第6巻【近世・近代・現代編】- 第2章:政治・行政
明治時代
地租改正は、明治政府が国の安定した財政基盤を確立するために、1873年(明治6)から行なった租税制度の改革です。江戸時代からの地租は、耕作農民が米によって納める物納制でした。しかし、これでは農作物の豊作や凶作によって、税収が大きく変動します。そのため安定した税収を確保するために地租改正を行なったのです。
1 課税の基準を、従来の不安定な収穫高から一定した地価に変更しました。
2 地価の3%を地租として金納させることにしました。
1877年(明治10)に地価の2.5%に引き下げました。
3 納税者はその土地の所有者としました。
地租改正の調査を行なった政府は、土地の所有者に地租改正法による地券を発行しました。

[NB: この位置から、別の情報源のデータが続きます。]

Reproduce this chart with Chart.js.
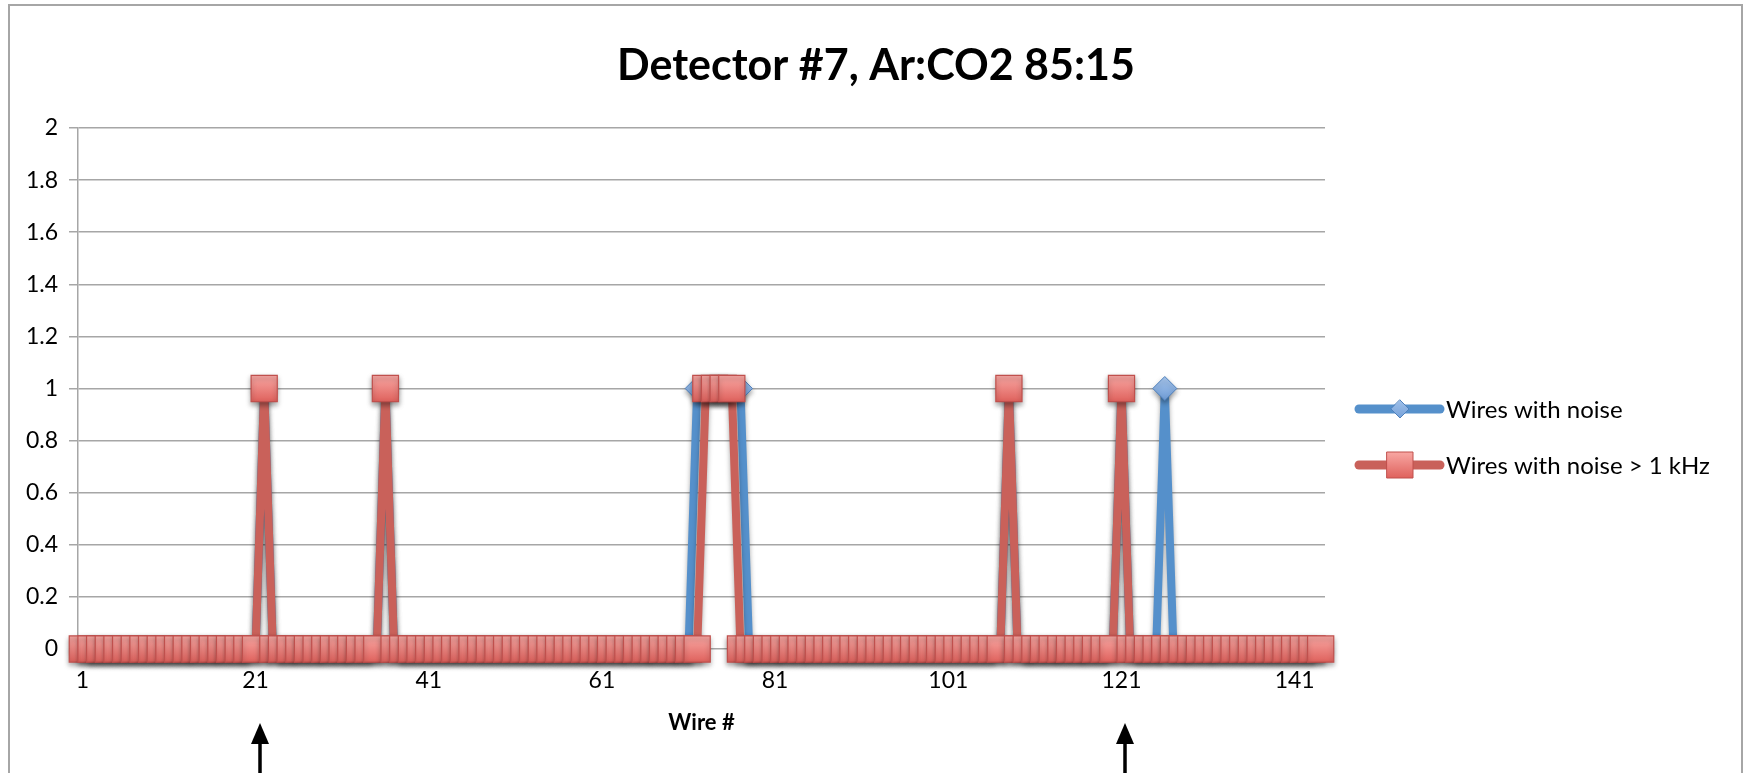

この地券には次のようなことが記されています。
土地の所有者
土地の所在地
地目(田・畑・宅地・山林など)
段別(面積)
地租(地価の3%の金額)
地券の発行によって個人の土地の所有が認められるようになりました。また土地の売買や担保の対象として扱われるようになりました。そして納税義務者は、地券を所有する地主と自作農になりました。
政府の税収入は安定しましたが、政府は従来の税収が減らないことを方針にして、地価を高めに定めたので、農民の負担はかえって重くなりました。その上、地租を金納するために米を売ろうとすると、商人に買いたたかれることも起こりました。
また小作人の場合は、地主に納める小作料は米による現物納でしたから、米価上昇による利益はすべて地主のものになりました。
やがて地租反対一揆が各地で起こり、政府は1877年(明治10)に地租の税率を3%から2.5%に引き下げざるをえませんでした。「竹やりでドンと突き出す二分五厘」ということばが残されています。